Nazywano go El Mago, czyli Magik i w pełni zasłużył sobie na ten przydomek za szalenie widowiskową grę i tworzenie niesamowicie dramatycznych spotkań. W swojej karierze rozegrał kilka niesłychanych meczów, których fani tenisa nigdy nie zapomną. Jednym z nich był wspomniany finał z Rzymu 2005 z Rafaelem Nadalem. Drugi pamiętny bój to ten z Monte Carlo 2006, gdy już wtedy zmagający się z urazami Coria w niesamowity sposób odwrócił losy konfrontacji z Paulem-Henrim Mathieu. No i ten niemal wygrany finał z Gaudio. Długo by wymieniać wszystkie pamiętne mecze Corii.

Coria rozegrał wiele dramatycznych pięciosetowych meczów w Wielkich Szlemach i był uwielbiany na wszystkich kortach świata za to, że nigdy nie kalkulował, tylko grał trochę taki szalony tenis. Nie bał się podejmować ryzykownych decyzji, chciał dawać radość fanom tenisa swoimi pięknymi, zapierającymi dech w piersiach zagraniami. Wiedział, że ludzie przychodzą na korty by patrzeć na tworzących widowiska tenisistów. On był współautorem wielu takich spektakli. Niesamowita precyzja i dokładność, a jednocześnie nieprzewidywalność i balansowanie na granicy ryzyka, fantazja i polot, umiejętność prowadzenia gry i równie wspaniała gra w defensywie. Coria miał w sobie wszystko co najpiękniejsze w tenisie i pewnie dlatego był tak uwielbiany na całym świecie. Był po prostu niepowtarzalnym tenisistą mającym swój styl, który trudno było podrobić.

Jego kariera nie była bogata w tenisowe dokonania (w sumie zdobył dziewięć tytułów, ale zostanie zapamiętany jako ten, który zawsze chciał grać pięknie, a nie skutecznie.
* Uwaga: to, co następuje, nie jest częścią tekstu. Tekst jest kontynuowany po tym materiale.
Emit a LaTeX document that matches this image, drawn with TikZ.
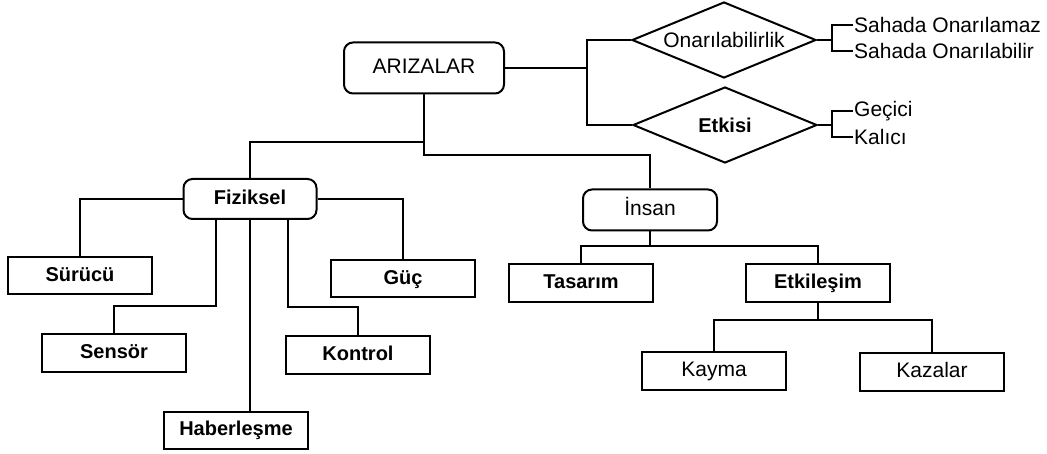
\documentclass[tikz,border=0pt]{standalone}
\usepackage{fontspec}
\setmainfont{Liberation Sans}
\usetikzlibrary{shapes.geometric}
\begin{document}
\begin{tikzpicture}[x=1pt,y=-1pt,
  every node/.style={font=\fontsize{21}{25}\selectfont},
  line/.style={line width=2pt, line join=miter},
  rbox/.style={draw, line width=2pt, rounded corners=9pt, inner sep=0pt, text height=15pt, text depth=4pt},
  sbox/.style={draw, line width=2pt, minimum width=144pt, minimum height=37pt, inner sep=0pt, text height=15pt, text depth=4pt},
  dia/.style={draw, diamond, aspect=2.42, line width=2pt, minimum width=184pt, minimum height=76pt, inner sep=0pt},
  lbl/.style={anchor=west, inner sep=1pt},
  bf/.style={font=\fontsize{20}{24}\selectfont\bfseries}
]
\useasboundingbox (0,0) rectangle (1047,454);
% main nodes
\node[rbox, minimum width=160pt, minimum height=51pt] (ariza) at (424,68) {ARIZALAR};
\node[dia] (onar) at (724,40) {Onarılabilirlik};
\node[dia, bf] (etk) at (725,125) {Etkisi};
\node[lbl] (s1) at (853,25) {Sahada Onarılamaz};
\node[lbl] (s2) at (853,51) {Sahada Onarılabilir};
\node[lbl] (g1) at (853,111) {Geçici};
\node[lbl] (g2) at (853,137) {Kalıcı};
% Fiziksel
\node[rbox, bf, minimum width=133pt, minimum height=40pt] (fiz) at (250,199) {Fiziksel};
\node[sbox, bf] (sur) at (80,276) {Sürücü};
\node[sbox, bf] (sen) at (114,353) {Sensör};
\node[sbox, bf] (hab) at (236,430) {Haberleşme};
\node[sbox, bf] (kon) at (358,355) {Kontrol};
\node[sbox, bf] (guc) at (403,279) {Güç};
% Insan
\node[rbox, minimum width=134pt, minimum height=41pt] (ins) at (650,210) {İnsan};
\node[sbox, bf, minimum height=38pt] (tas) at (581,283) {Tasarım};
\node[sbox, bf, minimum height=38pt] (etl) at (818,283) {Etkileşim};
\node[sbox, minimum height=38pt] (kay) at (714,371) {Kayma};
\node[sbox, minimum height=38pt] (kaz) at (932,372) {Kazalar};
% connectors
\coordinate (j1) at (587,0);
\coordinate (b1) at (832,0);
\draw[line] (ariza.east) -- (ariza.east -| j1) |- (onar.west);
\draw[line] (ariza.east -| j1) |- (etk.west);
\draw[line] (onar.east) -- (onar.east -| b1) |- (s1.west);
\draw[line] (onar.east -| b1) |- (s2.west);
\draw[line] (etk.east) -- (etk.east -| b1) |- (g1.west);
\draw[line] (etk.east -| b1) |- (g2.west);
\draw[line] (ariza.south) -- (ariza.south |- 0,142) -| (fiz.north);
\draw[line] (ariza.south |- 0,142) -- (ariza.south |- 0,155) -| (ins.north);
\draw[line] (fiz.west) -| (sur.north);
\draw[line] (fiz.east) -| (guc.north);
\draw[line] ([xshift=-34pt]fiz.south) -- ++(0,86) -| (sen.north);
\draw[line] ([xshift=38pt]fiz.south) -- ++(0,87) -| (kon.north);
\draw[line] (fiz.south) -- (fiz.south |- hab.north);
\draw[line] (ins.south) -- (ins.south |- 0,246);
\draw[line] (tas.north) -- (tas.north |- 0,246) -| (etl.north);
\draw[line] (etl.south) -- (etl.south |- 0,320);
\draw[line] (kay.north) -- (kay.north |- 0,320) -| (kaz.north);
\end{tikzpicture}
\end{document}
I chyba może być z siebie zadowolony, bo dawał milionom fanów ogromną radość z tego jak grał i jak zachowywał się na korcie. Bo nie tylko wynik się liczy, ale także jakość gry. A w tenisie piękno ma szczególne znaczenie. Wielu jest takich tenisistów, którzy w swojej karierze nie wygrali zbyt wiele, ale są wspominani z nostalgią za widowiskowość i fantazję na korcie. 28 kwietnia 2009 roku Coria stał się jednym z nich.